“Despite appearance, the steventai girl is wise beyond her years.” If last season’s brilliant childhood party flashback wasn’t to your taste, maybe this would: a take on granny chic that didn’t make you groan or yawn. The idea was to take materials and colours “that are nostalgic and reminiscent of the old lady in our daily lives.” There were corduroys in lavender, navy and beige that were frayed and woven, adding a modern flair. One lavender top featured an intricately embroidered floral motif on its back. It’s the little things. Wool cardigans, and frayed pyjama-like pieces were also shown. Those were more literal interpretations. Alluding to the old soul’s inclination to avoid parties and spend time in bed, models were dressed in swaths of white material, like they were wrapped in their duvet.
The set was quite something. A turnaround from last season’s classroom, here it was conjured into ‘your grandmother’s house’. What’s Become of Waring by Anthony Powell, A House in Order by Nigel Dennis, Isabella and Sam by Sarah Freeman and other books were stacked on a table, on top of an eyeleted tablecloth. Hung on the wall was a wedding day photo. Knick-knacks from the grandmother’s sewing kit were dotted around the presentation. Models were on chairs, an embroidery in hand. A nice touch. Sometimes without interaction, the clothes are out-of-context but Steven has mastered the art of the presentation. These clothes benefit wholly from a presentation.

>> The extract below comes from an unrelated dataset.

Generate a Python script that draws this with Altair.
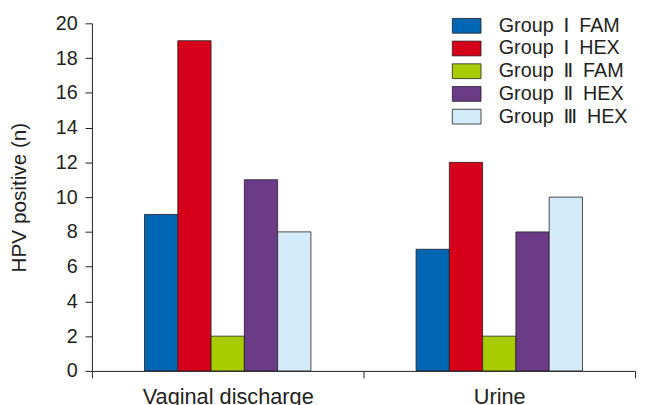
import altair as alt
import pandas as pd

samples = ["Vaginal discharge", "Urine"]
groups = ["Group\u2002Ⅰ\u2002FAM", "Group\u2002Ⅰ\u2002HEX", "Group\u2002Ⅱ\u2002FAM",
          "Group\u2002Ⅱ\u2002HEX", "Group\u2002Ⅲ\u2002HEX"]
vaginal = [9, 19, 2, 11, 8]
urine = [7, 12, 2, 8, 10]
colors = ["#0066b3", "#d7001a", "#a8cc00", "#6c3b87", "#d3ebf8"]

rows = []
for g, v in zip(groups, vaginal):
    rows.append({"sample": samples[0], "group": g, "value": v})
for g, v in zip(groups, urine):
    rows.append({"sample": samples[1], "group": g, "value": v})
df = pd.DataFrame(rows)

offset_domain = ["_padL"] + groups + ["_padR"]

FONT = "Liberation Sans, DejaVu Sans"
TXT = "#231f20"

chart = alt.Chart(df).mark_bar(stroke="#231f20", strokeWidth=0.8).encode(
    x=alt.X("sample:N", sort=samples, title=None,
            scale=alt.Scale(paddingInner=0, paddingOuter=0),
            axis=alt.Axis(tickBand="extent", labelAngle=0, labelFontSize=22,
                          labelFont=FONT, labelColor=TXT, labelPadding=9,
                          domainColor=TXT, tickColor=TXT, tickSize=7,
                          ticks=True, domainWidth=1)),
    xOffset=alt.XOffset("group:N",
                        scale=alt.Scale(domain=offset_domain, paddingInner=0, paddingOuter=0.58)),
    y=alt.Y("value:Q", title="HPV positive (n)",
            scale=alt.Scale(domain=[0, 20], nice=False),
            axis=alt.Axis(values=list(range(0, 21, 2)), grid=False,
                          labelFontSize=20, labelFont=FONT, labelColor=TXT,
                          titleFontSize=21, titleFont=FONT, titleColor=TXT,
                          titleFontWeight="normal", titlePadding=26,
                          domainColor=TXT, tickColor=TXT, tickSize=7,
                          labelPadding=8)),
    color=alt.Color("group:N", sort=groups,
                    scale=alt.Scale(domain=groups, range=colors),
                    legend=alt.Legend(title=None, orient="none", legendX=368, legendY=-9,
                                      symbolType="M-1.32,-0.68H1.32V0.68H-1.32Z", symbolSize=485,
                                      symbolStrokeColor="#231f20", symbolStrokeWidth=0.8,
                                      labelFontSize=20, labelFont=FONT, labelColor=TXT,
                                      rowPadding=1, labelOffset=21)),
).properties(
    width=550, height=352,
    autosize=alt.AutoSizeParams(type="none"),
    padding={"left": 85, "top": 13, "right": 3, "bottom": 32},
).configure_view(stroke=None)

chart.save("out.html", embed_options={"renderer": "svg", "actions": False})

As I made my way through a crowded show space at the Elms Lesters Painting Rooms, photographing the models as I went, I noticed at the very end of the narrow room an older woman, perched on a rocking chair also partaking in embroidery. One of the more Instagram-ed features of the exhibition, applause is in order for this bold, age-positive casting.
Generation-less clothing—that’s a intriguing concept. While others are focusing on genderless clothing, Steven’s virtuosic approach to encompassing a broad age range is admirable and frankly, refreshing. An emerging designer catering to twenty-somethings and octogenarians: what’s not fresh and exciting about that?